:: Listing ::
************

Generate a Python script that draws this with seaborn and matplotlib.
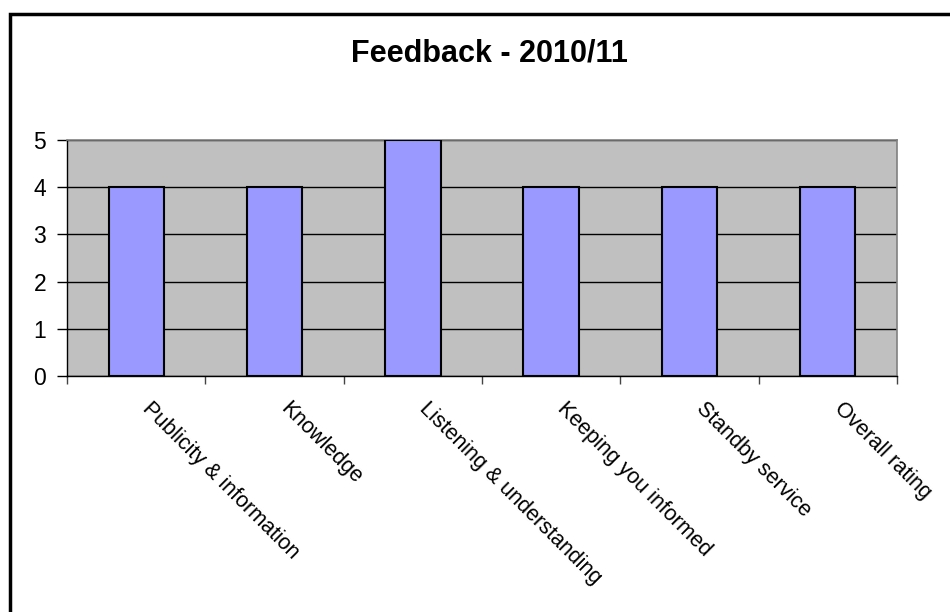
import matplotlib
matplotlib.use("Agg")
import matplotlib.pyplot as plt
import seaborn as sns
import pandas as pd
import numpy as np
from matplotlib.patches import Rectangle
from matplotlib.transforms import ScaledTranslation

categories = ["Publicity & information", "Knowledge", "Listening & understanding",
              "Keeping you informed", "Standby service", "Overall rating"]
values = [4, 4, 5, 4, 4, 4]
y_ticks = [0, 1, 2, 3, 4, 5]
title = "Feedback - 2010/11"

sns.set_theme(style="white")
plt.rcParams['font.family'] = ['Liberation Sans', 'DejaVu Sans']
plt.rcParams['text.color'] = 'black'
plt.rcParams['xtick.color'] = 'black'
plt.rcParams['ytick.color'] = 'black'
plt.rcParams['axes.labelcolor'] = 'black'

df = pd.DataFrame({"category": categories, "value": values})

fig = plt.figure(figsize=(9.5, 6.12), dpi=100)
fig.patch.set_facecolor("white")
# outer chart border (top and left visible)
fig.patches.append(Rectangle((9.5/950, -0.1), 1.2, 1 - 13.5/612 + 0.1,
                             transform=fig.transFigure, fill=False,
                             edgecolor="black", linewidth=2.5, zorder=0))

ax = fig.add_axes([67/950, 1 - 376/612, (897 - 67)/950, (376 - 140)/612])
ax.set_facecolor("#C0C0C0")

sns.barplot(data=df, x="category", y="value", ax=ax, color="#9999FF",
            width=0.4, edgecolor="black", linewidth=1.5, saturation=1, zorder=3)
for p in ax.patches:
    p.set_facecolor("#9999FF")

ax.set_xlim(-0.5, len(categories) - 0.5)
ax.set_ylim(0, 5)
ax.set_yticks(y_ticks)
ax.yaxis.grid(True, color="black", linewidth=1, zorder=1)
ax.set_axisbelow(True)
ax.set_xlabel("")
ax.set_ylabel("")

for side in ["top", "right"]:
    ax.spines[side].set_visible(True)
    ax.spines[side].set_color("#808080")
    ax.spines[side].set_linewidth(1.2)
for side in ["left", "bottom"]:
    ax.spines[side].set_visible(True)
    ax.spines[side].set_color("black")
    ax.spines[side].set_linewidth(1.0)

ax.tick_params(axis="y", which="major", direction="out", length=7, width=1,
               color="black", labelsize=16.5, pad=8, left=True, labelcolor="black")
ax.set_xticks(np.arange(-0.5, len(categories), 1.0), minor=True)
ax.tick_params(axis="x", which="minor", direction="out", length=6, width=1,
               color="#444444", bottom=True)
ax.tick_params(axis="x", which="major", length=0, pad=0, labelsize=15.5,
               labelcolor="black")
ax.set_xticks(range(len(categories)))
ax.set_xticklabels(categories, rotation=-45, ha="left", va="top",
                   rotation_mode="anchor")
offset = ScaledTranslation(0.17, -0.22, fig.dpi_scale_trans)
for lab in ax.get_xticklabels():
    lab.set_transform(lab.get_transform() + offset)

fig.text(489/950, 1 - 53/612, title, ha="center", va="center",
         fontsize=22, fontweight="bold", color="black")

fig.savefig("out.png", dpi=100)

************

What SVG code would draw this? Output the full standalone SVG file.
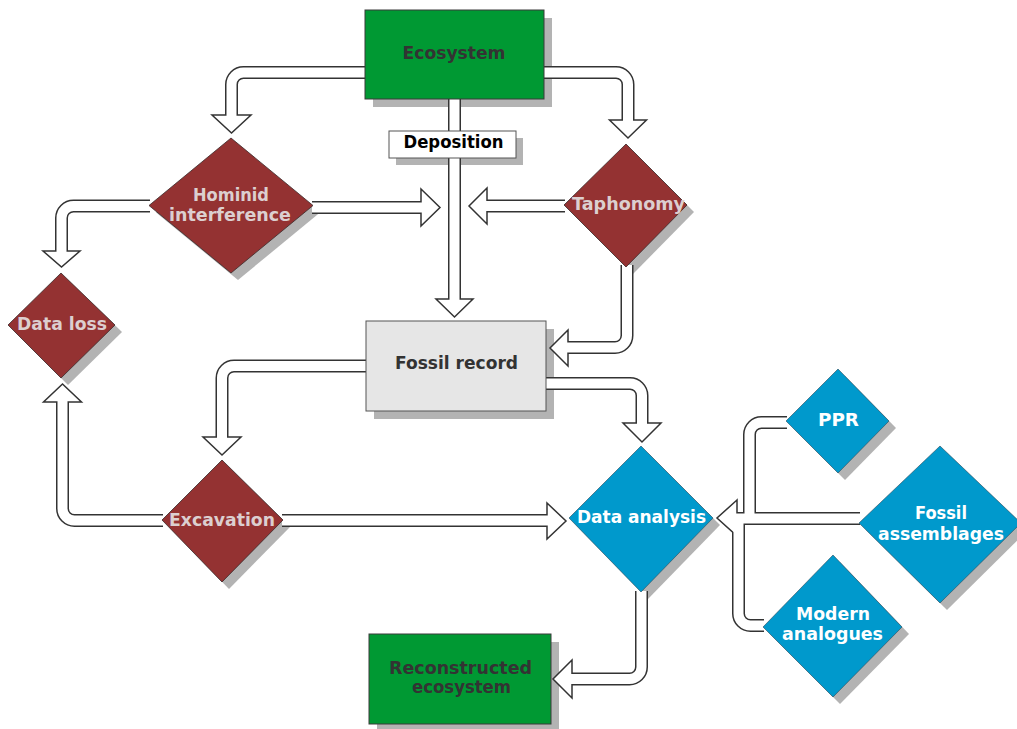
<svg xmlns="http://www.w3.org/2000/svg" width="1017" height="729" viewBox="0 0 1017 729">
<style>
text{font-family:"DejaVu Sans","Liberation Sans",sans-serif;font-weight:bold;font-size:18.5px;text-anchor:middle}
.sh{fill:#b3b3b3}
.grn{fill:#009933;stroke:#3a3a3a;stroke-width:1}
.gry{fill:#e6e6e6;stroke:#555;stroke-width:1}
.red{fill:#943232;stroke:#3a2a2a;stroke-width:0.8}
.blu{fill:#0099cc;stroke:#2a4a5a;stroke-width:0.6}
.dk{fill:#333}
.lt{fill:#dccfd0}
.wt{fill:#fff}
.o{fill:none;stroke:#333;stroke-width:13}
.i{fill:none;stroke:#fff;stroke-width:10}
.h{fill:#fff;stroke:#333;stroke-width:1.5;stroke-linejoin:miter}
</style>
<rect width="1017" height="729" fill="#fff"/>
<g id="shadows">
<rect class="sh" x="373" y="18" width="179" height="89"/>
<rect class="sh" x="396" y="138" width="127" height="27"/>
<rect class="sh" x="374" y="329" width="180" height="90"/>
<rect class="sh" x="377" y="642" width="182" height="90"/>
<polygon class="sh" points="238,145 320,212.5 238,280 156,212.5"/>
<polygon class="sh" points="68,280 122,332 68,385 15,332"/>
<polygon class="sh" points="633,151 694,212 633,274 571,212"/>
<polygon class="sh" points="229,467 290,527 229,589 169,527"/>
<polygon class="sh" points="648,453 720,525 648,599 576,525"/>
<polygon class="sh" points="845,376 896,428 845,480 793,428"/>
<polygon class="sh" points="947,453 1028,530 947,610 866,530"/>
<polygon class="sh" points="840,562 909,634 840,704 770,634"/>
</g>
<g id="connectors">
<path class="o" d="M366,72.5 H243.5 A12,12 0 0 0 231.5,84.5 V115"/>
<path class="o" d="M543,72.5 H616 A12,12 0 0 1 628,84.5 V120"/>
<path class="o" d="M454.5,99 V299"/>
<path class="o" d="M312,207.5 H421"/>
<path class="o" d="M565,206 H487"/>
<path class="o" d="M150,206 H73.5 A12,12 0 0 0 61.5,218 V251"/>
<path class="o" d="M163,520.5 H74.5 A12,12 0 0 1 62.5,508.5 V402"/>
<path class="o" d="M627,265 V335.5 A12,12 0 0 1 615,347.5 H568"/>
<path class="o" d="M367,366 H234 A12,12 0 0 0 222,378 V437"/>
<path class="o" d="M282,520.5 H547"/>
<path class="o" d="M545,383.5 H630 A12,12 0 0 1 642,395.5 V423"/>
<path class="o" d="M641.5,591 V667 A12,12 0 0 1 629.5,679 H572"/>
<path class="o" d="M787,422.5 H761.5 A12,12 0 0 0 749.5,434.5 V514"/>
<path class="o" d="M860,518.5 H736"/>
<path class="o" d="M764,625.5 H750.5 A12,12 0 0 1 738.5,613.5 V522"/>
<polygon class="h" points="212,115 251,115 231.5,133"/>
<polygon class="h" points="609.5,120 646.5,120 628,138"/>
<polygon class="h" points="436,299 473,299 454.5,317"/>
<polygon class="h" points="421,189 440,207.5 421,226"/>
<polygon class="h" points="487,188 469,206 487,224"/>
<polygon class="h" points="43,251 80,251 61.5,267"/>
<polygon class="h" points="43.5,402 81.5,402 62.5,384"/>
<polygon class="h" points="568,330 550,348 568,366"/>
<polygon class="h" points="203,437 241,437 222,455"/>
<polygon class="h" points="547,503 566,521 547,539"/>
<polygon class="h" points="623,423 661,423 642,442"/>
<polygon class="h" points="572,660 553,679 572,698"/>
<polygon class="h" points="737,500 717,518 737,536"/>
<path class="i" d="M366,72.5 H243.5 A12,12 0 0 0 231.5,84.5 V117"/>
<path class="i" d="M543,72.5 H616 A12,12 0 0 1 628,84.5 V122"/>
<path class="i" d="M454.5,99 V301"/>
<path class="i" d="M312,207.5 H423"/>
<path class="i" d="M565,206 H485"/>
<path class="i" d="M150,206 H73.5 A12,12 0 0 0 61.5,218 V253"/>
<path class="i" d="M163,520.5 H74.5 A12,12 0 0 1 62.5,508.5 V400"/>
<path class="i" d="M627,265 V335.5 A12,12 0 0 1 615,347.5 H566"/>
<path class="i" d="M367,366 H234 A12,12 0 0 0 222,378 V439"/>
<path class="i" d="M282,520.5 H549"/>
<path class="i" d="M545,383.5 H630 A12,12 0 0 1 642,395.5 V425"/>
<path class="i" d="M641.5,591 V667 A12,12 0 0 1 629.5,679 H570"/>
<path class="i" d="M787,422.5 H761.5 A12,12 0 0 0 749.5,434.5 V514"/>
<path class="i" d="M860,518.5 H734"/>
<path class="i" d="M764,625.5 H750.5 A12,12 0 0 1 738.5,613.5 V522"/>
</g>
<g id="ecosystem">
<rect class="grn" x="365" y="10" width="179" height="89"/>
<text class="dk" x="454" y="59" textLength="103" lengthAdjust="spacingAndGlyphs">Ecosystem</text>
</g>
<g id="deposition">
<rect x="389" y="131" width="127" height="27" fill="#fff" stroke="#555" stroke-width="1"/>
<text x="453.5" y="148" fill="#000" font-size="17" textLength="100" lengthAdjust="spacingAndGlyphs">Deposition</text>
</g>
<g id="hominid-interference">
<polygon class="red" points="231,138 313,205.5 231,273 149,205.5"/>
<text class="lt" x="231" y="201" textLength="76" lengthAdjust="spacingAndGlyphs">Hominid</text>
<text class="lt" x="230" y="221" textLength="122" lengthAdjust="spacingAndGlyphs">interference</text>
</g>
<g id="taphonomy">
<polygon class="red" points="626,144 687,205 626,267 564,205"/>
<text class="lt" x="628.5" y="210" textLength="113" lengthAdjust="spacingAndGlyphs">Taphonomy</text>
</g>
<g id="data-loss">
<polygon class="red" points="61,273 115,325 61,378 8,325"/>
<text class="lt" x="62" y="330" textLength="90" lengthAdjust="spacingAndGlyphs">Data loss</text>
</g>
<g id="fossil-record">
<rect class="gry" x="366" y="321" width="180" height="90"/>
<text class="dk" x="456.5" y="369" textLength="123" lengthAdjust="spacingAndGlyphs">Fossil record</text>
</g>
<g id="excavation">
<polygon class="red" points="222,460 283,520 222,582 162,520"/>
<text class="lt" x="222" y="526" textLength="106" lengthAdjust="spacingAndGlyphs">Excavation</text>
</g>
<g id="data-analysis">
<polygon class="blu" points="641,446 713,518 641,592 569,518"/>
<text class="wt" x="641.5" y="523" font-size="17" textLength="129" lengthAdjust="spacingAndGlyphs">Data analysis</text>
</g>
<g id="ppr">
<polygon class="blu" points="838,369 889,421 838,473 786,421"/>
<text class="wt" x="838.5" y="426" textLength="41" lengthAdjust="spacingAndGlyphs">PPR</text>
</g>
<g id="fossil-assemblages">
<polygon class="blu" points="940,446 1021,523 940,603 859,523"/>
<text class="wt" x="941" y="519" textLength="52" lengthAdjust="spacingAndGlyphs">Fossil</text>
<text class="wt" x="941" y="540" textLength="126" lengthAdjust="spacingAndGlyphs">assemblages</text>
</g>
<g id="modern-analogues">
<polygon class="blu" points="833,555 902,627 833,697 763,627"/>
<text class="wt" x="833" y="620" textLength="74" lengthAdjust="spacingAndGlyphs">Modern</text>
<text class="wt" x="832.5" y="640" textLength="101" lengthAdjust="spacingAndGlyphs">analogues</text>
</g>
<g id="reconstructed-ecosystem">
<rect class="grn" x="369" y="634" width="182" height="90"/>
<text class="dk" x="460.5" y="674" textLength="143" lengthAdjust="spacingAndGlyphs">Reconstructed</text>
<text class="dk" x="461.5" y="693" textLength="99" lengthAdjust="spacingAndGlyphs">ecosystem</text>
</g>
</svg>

************

Scan the listing above. Gather each line that contains the word "matplotlib".

Generate a Python script that draws this with seaborn and matplotlib.
import matplotlib
matplotlib.use("Agg")
import matplotlib.pyplot as plt
from matplotlib.patches import Rectangle
from matplotlib.transforms import ScaledTranslation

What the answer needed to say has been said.